How Libopus Uses CELT Codec for Full-Band Audio
The Opus audio codec, standardizing high-quality interactive audio
over the internet, achieves its exceptional performance by combining two
distinct technologies: SILK for voice and CELT for music. This article
explains how the libopus implementation utilizes the CELT
(Constrained-Energy Lapped Transform) codec to deliver high-fidelity,
full-band music at ultra-low latency. We will examine the core
mechanisms of CELT, including its frequency-domain processing, energy
preservation, and algebraic vector quantization.
The Role of CELT in the Opus Architecture
libopus is a hybrid codec engine. While it routes speech
signals through the SILK engine (which uses Linear Predictive Coding
optimized for human voice), it seamlessly transitions to the CELT engine
when high-fidelity music or full-band audio (up to 48 kHz sampling rate)
is detected or requested.
CELT is a transform-based codec designed specifically for low latency and high audio fidelity.
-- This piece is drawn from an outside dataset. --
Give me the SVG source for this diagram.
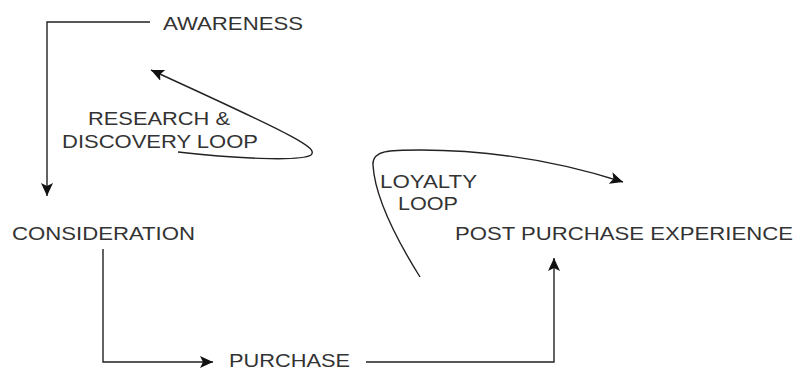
<svg xmlns="http://www.w3.org/2000/svg" width="796" height="370" viewBox="0 0 796 370">
<style>
.t{font-family:"Liberation Sans",Arial,sans-serif;font-size:19px;fill:#333}
.c{fill:none;stroke:#222;stroke-width:1.4}
</style>
<defs>
<marker id="ah" markerUnits="userSpaceOnUse" markerWidth="14" markerHeight="12" refX="13" refY="6" orient="auto">
<path d="M0,0 L13,6 L0,12 L3,6 Z" fill="#111"/>
</marker>
</defs>
<rect width="796" height="370" fill="#fff"/>
<g id="connectors">
<path class="c" d="M150,22 H47 V196" marker-end="url(#ah)"/>
<path class="c" d="M178,152 C230,158 300,162 311,155 C318,148 300,138 151,70" marker-end="url(#ah)"/>
<path class="c" d="M420,277 C400,245 375,200 373,165 C372,150 390,150 420,150 C500,150 570,165 623,182" marker-end="url(#ah)"/>
<path class="c" d="M103,249 V362 H213" marker-end="url(#ah)"/>
<path class="c" d="M366,362 H554 V258" marker-end="url(#ah)"/>
</g>
<g id="awareness"><text class="t" x="163" y="30" textLength="140" lengthAdjust="spacingAndGlyphs">AWARENESS</text></g>
<g id="research-loop"><text class="t" x="88" y="125" textLength="142" lengthAdjust="spacingAndGlyphs">RESEARCH &amp;</text><text class="t" x="62" y="148" textLength="196" lengthAdjust="spacingAndGlyphs">DISCOVERY LOOP</text></g>
<g id="consideration"><text class="t" x="12" y="240" textLength="183" lengthAdjust="spacingAndGlyphs">CONSIDERATION</text></g>
<g id="purchase"><text class="t" x="229" y="367" textLength="121" lengthAdjust="spacingAndGlyphs">PURCHASE</text></g>
<g id="loyalty-loop"><text class="t" x="380" y="188" textLength="97" lengthAdjust="spacingAndGlyphs">LOYALTY</text><text class="t" x="398" y="210" textLength="60" lengthAdjust="spacingAndGlyphs">LOOP</text></g>
<g id="post-purchase"><text class="t" x="455" y="240" textLength="338" lengthAdjust="spacingAndGlyphs">POST PURCHASE EXPERIENCE</text></g>
</svg>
Unlike traditional transform codecs like MP3 or AAC, which introduce significant delay, CELT can operate with frame sizes as small as 2.5 ms, making it ideal for real-time music performance, gaming, and telepresence.
Modified Discrete Cosine Transform (MDCT)
CELT operates in the frequency domain. libopus applies a
Modified Discrete Cosine Transform (MDCT) to transition input
time-domain audio signals into frequency coefficients. The MDCT utilizes
overlapping windows to prevent block boundary artifacts (clicks and
pops) while maintaining critical sampling, ensuring no redundant data is
analyzed.
By mapping the audio to the frequency domain, libopus
can analyze the signal using psychoacoustic principles, focusing data
allocation on the frequencies most perceptible to the human ear.
Constrained-Energy Principle
The defining feature of the CELT codec is its “constrained-energy” design. Standard audio codecs quantize individual frequency coefficients, which can lead to “spectral degradation” or “birdie” artifacts at lower bitrates when high-frequency details are lost.
CELT prevents this by dividing the spectrum into bands that mimic the
critical bands of the human ear. For each band, libopus
explicitly encodes and transmits the total energy. Once the energy
envelope is secured, the shape of the spectrum within each band is
quantized separately.
By preserving the exact energy of each band, CELT ensures that the volume and “texture” of high-frequency music components (such as cymbals or acoustic guitar transients) are maintained, even if the fine details within the band must be approximated due to bitrate constraints.
Pyramid Vector Quantization (PVQ)
To quantize the shape of the bands efficiently, libopus
employs Pyramid Vector Quantization (PVQ). Instead of quantizing
coefficients individually (scalar quantization), PVQ treats the
coefficients of a band as a multi-dimensional vector pointing to a
sphere.
PVQ maps these vectors to a grid of points on a pyramid-shaped
surface. This algebraic quantization method requires no large lookup
tables, reducing the memory footprint of libopus and
allowing for rapid, deterministic search algorithms. This mathematical
efficiency is a primary driver behind CELT’s ability to maintain high
fidelity without demanding high CPU overhead.
Dynamic Bit Allocation and Fine Energy
During encoding, libopus dynamically allocates the
available bit budget across the critical bands. Bands with highly
complex or unpredictable audio receive more bits to define their shape,
while bands with predictable or masked signals receive fewer.
Additionally, CELT utilizes a “pitch predictor” (or long-term prediction filter) for harmonic signals like vocals or string instruments. By predicting the current frame’s spectral shape based on past frames, CELT significantly reduces the data required to represent sustained musical notes, freeing up bandwidth to enhance overall fidelity.